A Penitent Blogger

Mindful of my imperfections, seeking to know Truth more deeply and to live Love more fully.

Quid sum miser tunc dicturus? Quem patronum rogaturus? Cum vix iustus sit securus?
Recordare, Iesu pie, Quod sum causa tuae viae: Ne me perdas illa die...

Tuesday, December 04, 2007

An end to all conflict

In today’s first reading (Isaiah 11:1-10) we hear one of the most famous and beautiful prophecies ever:

Then the wolf shall be a guest of the lamb,
and the leopard shall lie down with the kid;
The calf and the young lion shall browse together,
with a little child to guide them.

The cow and the bear shall be neighbors,
together their young shall rest;
the lion shall eat hay like the ox.
The baby shall play by the cobra’s den,
and the child lay his hand on the adder’s lair.

There shall be no harm or ruin
on all my holy mountain;
for the earth shall be filled
with knowledge of the LORD,
as water covers the sea.

This prophecy resonates with a fundamental hope of humankind: that there may be an end to all conflict and danger in the world.

In Spe Salvi, the encyclical he issued last week, Pope Benedict reminds us of instances throughout history in which men have tried to establish this kind of peaceful paradise on earth – what people of faith call “the Kingdom of God”.

"There is no doubt... that a 'Kingdom of God' accomplished without God — a kingdom therefore of man alone — inevitably ends up as the 'perverse end' of all things... we have seen it, and we see it over and over again." (Spe Salvi, 23)
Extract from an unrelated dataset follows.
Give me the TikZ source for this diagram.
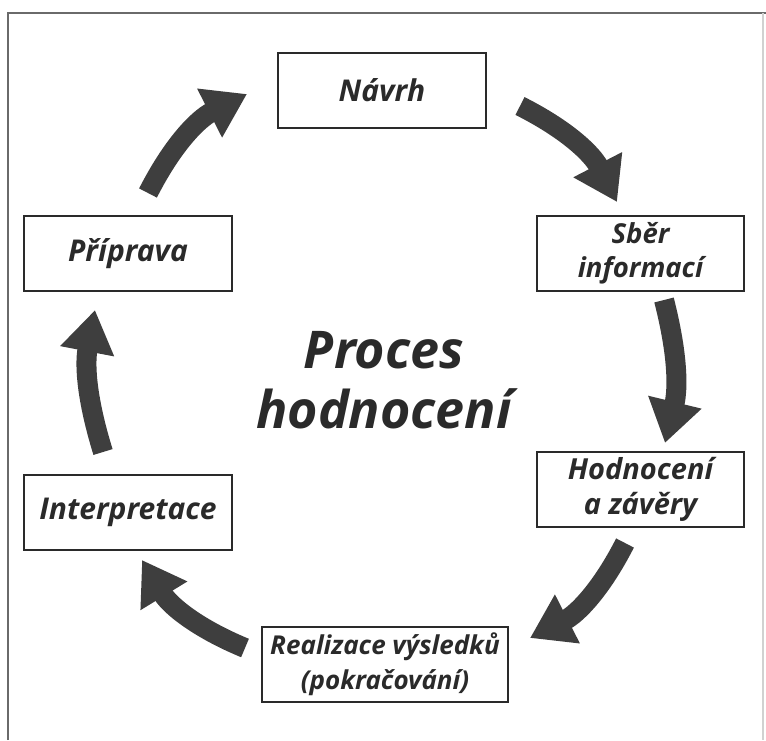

The missing element to these plans to rebuild paradise on earth is God: the One who built and maintained paradise and who will restore us to a new and infinitely better paradise in his own time and in his own way.

The total absence of conflict and danger to the extent described in Isaiah’s prophecy is obviously beyond the capabilities of humankind to accomplish: a fact reaffirmed by the failure of so many attempted paradises throughout history (from a so-called “workers’ paradise” of Communism to the isolated enclaves of innumerable cults).

Pope Benedict reminds us that one of the more successful builders of isolated enclaves, Saint Bernard of Clairvaux, was quite realistic about man’s building of an earthly paradise:

"In fact Bernard explicitly states that not even the monastery can restore Paradise, but he maintains that, as a place of practical and spiritual 'tilling the soil', it must prepare the new Paradise.

"A wild plot of forest land is rendered fertile—and in the process, the trees of pride are felled, whatever weeds may be growing inside souls are pulled up, and the ground is thereby prepared so that bread for body and soul can flourish.

"Are we not perhaps seeing once again, in the light of current history, that no positive world order can prosper where souls are overgrown?" (
Spe Salvi, 15)

All we can do – and do this we must – is to prepare the way of the Lord and, as much as we can, to make things ready for the action of God, remembering that paradise – the Kingdom of God, free of all conflict and danger – can only be brought about by the action of God (indeed even our work of preparation is itself dependent on God’s grace).

May we never be fooled by godless messianism that puts itself forward through perversions of “science” and “progress”.

May we strive always to be faithful messengers of God’s true Kingdom in our hopes, in our words, and in our deeds.